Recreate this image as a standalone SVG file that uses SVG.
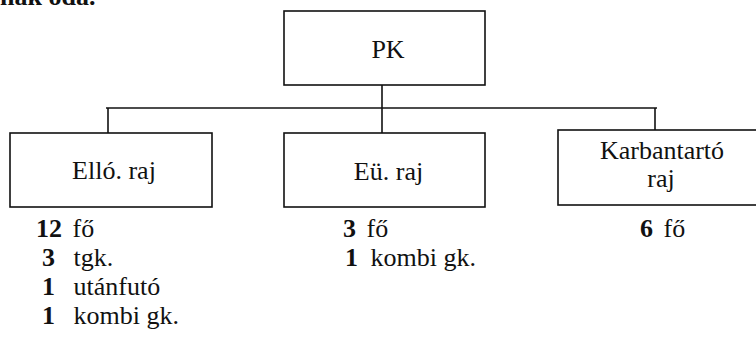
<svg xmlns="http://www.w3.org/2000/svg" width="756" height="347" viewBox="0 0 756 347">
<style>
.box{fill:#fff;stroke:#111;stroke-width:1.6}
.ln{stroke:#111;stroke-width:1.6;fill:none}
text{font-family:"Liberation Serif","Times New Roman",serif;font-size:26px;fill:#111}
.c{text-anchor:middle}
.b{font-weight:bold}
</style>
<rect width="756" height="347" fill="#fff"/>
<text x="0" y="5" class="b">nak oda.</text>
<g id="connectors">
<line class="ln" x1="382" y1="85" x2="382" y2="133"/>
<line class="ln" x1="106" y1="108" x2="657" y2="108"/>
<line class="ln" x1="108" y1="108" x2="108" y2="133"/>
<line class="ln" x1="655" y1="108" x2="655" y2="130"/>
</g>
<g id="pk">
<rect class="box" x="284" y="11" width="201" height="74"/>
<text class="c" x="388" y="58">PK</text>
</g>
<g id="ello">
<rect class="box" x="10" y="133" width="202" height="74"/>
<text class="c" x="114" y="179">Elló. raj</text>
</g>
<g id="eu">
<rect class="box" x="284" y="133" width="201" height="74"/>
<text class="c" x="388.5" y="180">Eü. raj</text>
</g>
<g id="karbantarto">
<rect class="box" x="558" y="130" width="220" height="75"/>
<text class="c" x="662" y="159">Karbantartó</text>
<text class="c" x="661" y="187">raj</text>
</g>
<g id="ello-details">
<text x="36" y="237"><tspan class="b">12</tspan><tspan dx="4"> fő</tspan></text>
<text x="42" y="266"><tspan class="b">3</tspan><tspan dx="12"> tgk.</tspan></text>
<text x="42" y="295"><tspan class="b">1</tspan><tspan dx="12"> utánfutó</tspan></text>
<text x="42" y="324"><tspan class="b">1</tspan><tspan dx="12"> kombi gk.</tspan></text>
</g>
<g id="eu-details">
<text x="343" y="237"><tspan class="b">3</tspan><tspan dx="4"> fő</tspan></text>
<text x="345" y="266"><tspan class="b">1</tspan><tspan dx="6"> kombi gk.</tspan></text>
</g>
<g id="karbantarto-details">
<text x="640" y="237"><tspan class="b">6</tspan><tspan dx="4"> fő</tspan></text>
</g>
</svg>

# # # # #

- **SET EXERCISE**:
Every line of the data should be copied as it stands, without the images.

- **WRITTEN SOLUTION**:
Recreate this image as a standalone SVG file that uses SVG.
<svg xmlns="http://www.w3.org/2000/svg" width="756" height="347" viewBox="0 0 756 347">
<style>
.box{fill:#fff;stroke:#111;stroke-width:1.6}
.ln{stroke:#111;stroke-width:1.6;fill:none}
text{font-family:"Liberation Serif","Times New Roman",serif;font-size:26px;fill:#111}
.c{text-anchor:middle}
.b{font-weight:bold}
</style>
<rect width="756" height="347" fill="#fff"/>
<text x="0" y="5" class="b">nak oda.</text>
<g id="connectors">
<line class="ln" x1="382" y1="85" x2="382" y2="133"/>
<line class="ln" x1="106" y1="108" x2="657" y2="108"/>
<line class="ln" x1="108" y1="108" x2="108" y2="133"/>
<line class="ln" x1="655" y1="108" x2="655" y2="130"/>
</g>
<g id="pk">
<rect class="box" x="284" y="11" width="201" height="74"/>
<text class="c" x="388" y="58">PK</text>
</g>
<g id="ello">
<rect class="box" x="10" y="133" width="202" height="74"/>
<text class="c" x="114" y="179">Elló. raj</text>
</g>
<g id="eu">
<rect class="box" x="284" y="133" width="201" height="74"/>
<text class="c" x="388.5" y="180">Eü. raj</text>
</g>
<g id="karbantarto">
<rect class="box" x="558" y="130" width="220" height="75"/>
<text class="c" x="662" y="159">Karbantartó</text>
<text class="c" x="661" y="187">raj</text>
</g>
<g id="ello-details">
<text x="36" y="237"><tspan class="b">12</tspan><tspan dx="4"> fő</tspan></text>
<text x="42" y="266"><tspan class="b">3</tspan><tspan dx="12"> tgk.</tspan></text>
<text x="42" y="295"><tspan class="b">1</tspan><tspan dx="12"> utánfutó</tspan></text>
<text x="42" y="324"><tspan class="b">1</tspan><tspan dx="12"> kombi gk.</tspan></text>
</g>
<g id="eu-details">
<text x="343" y="237"><tspan class="b">3</tspan><tspan dx="4"> fő</tspan></text>
<text x="345" y="266"><tspan class="b">1</tspan><tspan dx="6"> kombi gk.</tspan></text>
</g>
<g id="karbantarto-details">
<text x="640" y="237"><tspan class="b">6</tspan><tspan dx="4"> fő</tspan></text>
</g>
</svg>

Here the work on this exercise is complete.